The main goal of the proposed project is understanding the interaction between the onco-suppressor kinase HIPK2 and its target p53 by an integrated structural biology approach.
I will combine crystallography and single particle cryo-electron microscopy (SP Cryo-EM) to achieve structural determination at different resolutions and attempt providing a picture of the molecular interactions that govern recognition and catalysis.
HIPK2 is a nuclear Ser/Thr kinase that co-regulates specific transcription factors during two fundamental biological processes: embryonic differentiation and development, and cellular response to DNA-damaging agents. A well-understood function of HIPK2 is its role in response to high DNA damage. A severe DNA damage elicits the HIPK2 kinase activity on p53, promoting changes in its affinity towards pro-apoptotic genes, and sending irreversible apoptosis signals.
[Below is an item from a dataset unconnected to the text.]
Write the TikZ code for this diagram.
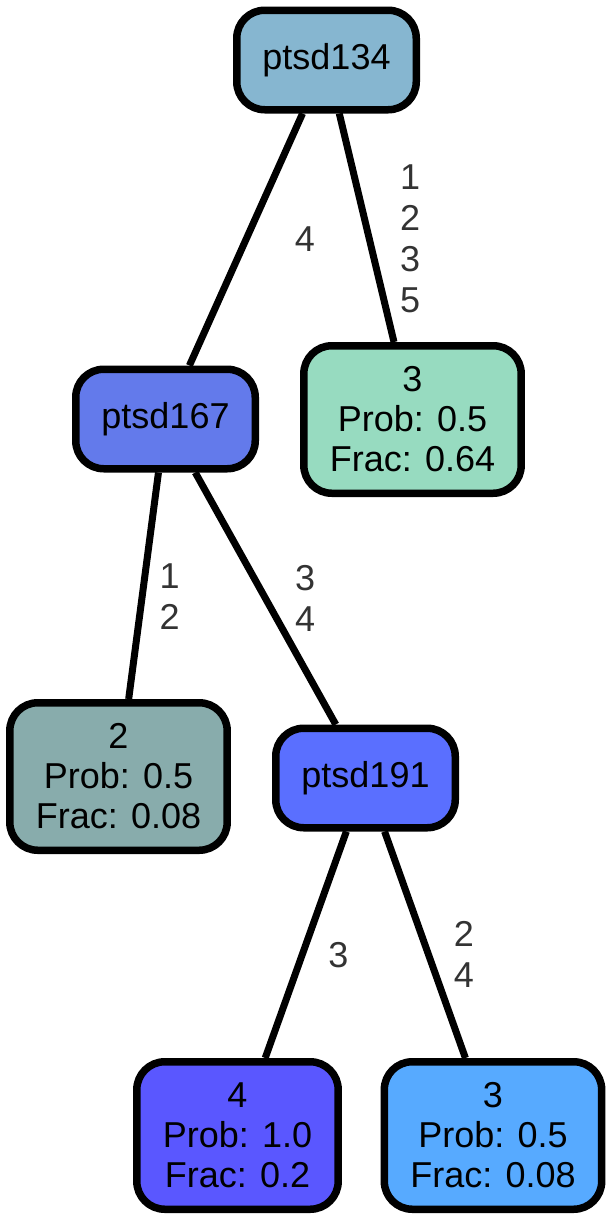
\documentclass[tikz,border=0pt]{standalone}
\usepackage{fontspec}
\setmainfont{Liberation Sans}
\usepackage{tikz}
\usetikzlibrary{positioning}

\definecolor{c134}{HTML}{86B6D0}
\definecolor{c167}{HTML}{637AEB}
\definecolor{c191}{HTML}{5A6FFF}
\definecolor{cleafa}{HTML}{97DBC0}
\definecolor{cleafb}{HTML}{88ACAC}
\definecolor{cleafc}{HTML}{5A57FF}
\definecolor{cleafd}{HTML}{57AAFF}

\begin{document}
\begin{tikzpicture}[
    x=1pt, y=-1pt,
    split/.style={rectangle, draw, line width=7.5pt, rounded corners=28pt, minimum width=179.5pt, minimum height=99.5pt, font=\fontsize{36}{40}\selectfont},
    leaf/.style={rectangle, draw, line width=7.5pt, rounded corners=28pt, align=center, inner xsep=26pt, minimum height=147.5pt, font=\fontsize{36}{40}\selectfont},
    line/.style={draw, line width=7pt},
    cut/.style={midway, text=black!80, align=center, font=\fontsize{36}{41}\selectfont}
]
\useasboundingbox (0,0) rectangle (611,1221);

% Split nodes
\node [split, fill=c134] (ptsd134) at (326.5,60) {ptsd134};
\node [split, fill=c167] (ptsd167) at (165.5,419) {ptsd167};
\node [split, fill=c191] (ptsd191) at (365.5,778) {ptsd191};

% Leaves
\node [leaf, fill=cleafa] (leaf064) at (412.5,419.5) {3\\Prob: 0.5\\Frac: 0.64};
\node [leaf, fill=cleafb] (leaf2) at (118.5,776.5) {2\\Prob: 0.5\\Frac: 0.08};
\node [leaf, fill=cleafc] (leaf4) at (237.5,1135.5) {4\\Prob: 1.0\\Frac: 0.2};
\node [leaf, fill=cleafd] (leaf3) at (493,1135.5) {3\\Prob: 0.5\\Frac: 0.08};

% Connections
\path [line] (ptsd134) -- node[cut, xshift=59pt] {4} (ptsd167);
\path [line] (ptsd134) -- node[cut, xshift=43.5pt, yshift=-11pt] {1\\2\\3\\5} (leaf064);
\path [line] (ptsd167) -- node[cut, xshift=26pt, yshift=-11pt] {1\\2} (leaf2);
\path [line] (ptsd167) -- node[cut, xshift=39.5pt] {3\\4} (ptsd191);
\path [line] (ptsd191) -- node[cut, xshift=32.5pt, yshift=-10pt] {3} (leaf4);
\path [line] (ptsd191) -- node[cut, xshift=39pt, yshift=-10pt] {2\\4} (leaf3);

\end{tikzpicture}
\end{document}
Dysregulation of HIPK2 that impairs p53 pro-apoptotic functions has been described in several tumor types, thus making HIPK2, and its activity on p53, an attractive antitumoral drug target to rescue and potentiate to counteract onco-transformation due to DNA damage. Despite of being a well-recognized anticancer target, molecular effectors selectively modulating the activity of HIPK2 and/or of its functional complex with p53 are currently not known, possibly because of the absence of structural information on this system.
With the aim to achieve a molecular strategy to selectively modulate the HIPK2 activity on p53, we plan to study the structure of the HIPK2-p53 complex by integrating SP Cryo-EM and X-ray crystallography. This information will allow the identification or the rational design of compounds able to selectively bind the complex, promoting an allosteric regulation of the interaction. In parallel, we will sieve existing drugs/compounds and natural products to examine their effect on the HIPK2 activity on p53. The most promising compounds will be tested in cellular systems.
In this project, we pursue the structural characterization of the crucial complex between p53 and the nuclear Ser/Thr kinase HIPK2 that influences cellular fate in case of severe DNA-damage. Dysfunctions of both partners alter the specific phosphorylation activity of HIPK2 toward p53 that regulates its pro-apoptotic function, thus compromising the apoptotic response of a damaged cell in favor of tumor development.
Playing a key role in virtually all the human cancers, p53 has been the object of numerous studies focused on its biological and clinical aspects, given its potential for therapeutic applications. Since 2002, when HIPK2 was found to physically and functionally interacting with p53 in response to DNA damage, the role of this kinase as oncosuppressor has been investigated in cellular and living systems. Different aspects of its pro-apoptotic activity have been clarified, but the molecular basis of HIPK2 activation and p53 recognition and phosphorylation still escapes a detailed description, given the absence of structural and functional characterizations in vitro. Elucidating the biophysical aspects of this process would increase our understanding on their function, making a substantial contribution to human physiology, and opening the possibility to translate this knowledge into future therapeutic tools (e.g., the structural data will provide a platform for in silico screening of existing drugs to increase HIPK2 activity on p53 or other physiological partners).
The driving idea to gain structural information on molecular targets crucial for rescuing damaged tissue from tumorigenesis will be used for the development of feasible innovative strategy in treating cancer. The reactivation of the pro-apoptotic pathways stimulated by the kinase activity of HIPK2 toward p53 in damaged cells might be a novel possible therapeutic approach in blocking tumor progression. The determination of structure of HIPK2 in complex with p53 (with/without Axin) will provide information to design, synthetize and characterize small ad hoc molecules that specifically recognize and interact on sites different from the ATP binding task or from the HIPK2-p53 interacting region promoting conformational changes of the kinase that stabilise the active forms.
To this purpose, we plane to sieve existing drugs/compounds and natural products from the secondary metabolism of actinomycetes using biochemical methodologies. To our knowledge, molecular effectors performing such activation on HIPK2 are still unknown.
Achieving the goals of this project will bring new relevant knowledge to the field of programmed cell death and speed up the identification of molecular effectors directed towards that complex.
For this reason, the most innovative task of this research is the identification of systems or molecules able to target functional HIPK2 complexes with p53 and molecular partners to hamper or enhance functional complex formation.
The objectives we propose are very ambitious and endowed with challenges. The strength of the proposed research resides in the multidisciplinary approach and collaborations with international, highly qualified groups, joining the expertise in molecular biology, biochemistry, X-ray crystallography, single particle cryo-electron microscopy, bioinformatics and combinatorial biosynthesis.
Overall, the long-term outcome of the proposed studies is to provide an alternative/innovative strategy to expand the current available portfolio of anticancer treatments and improve their effectiveness targeting a specific molecular interaction that activate physiological apoptotic response in malignant cells.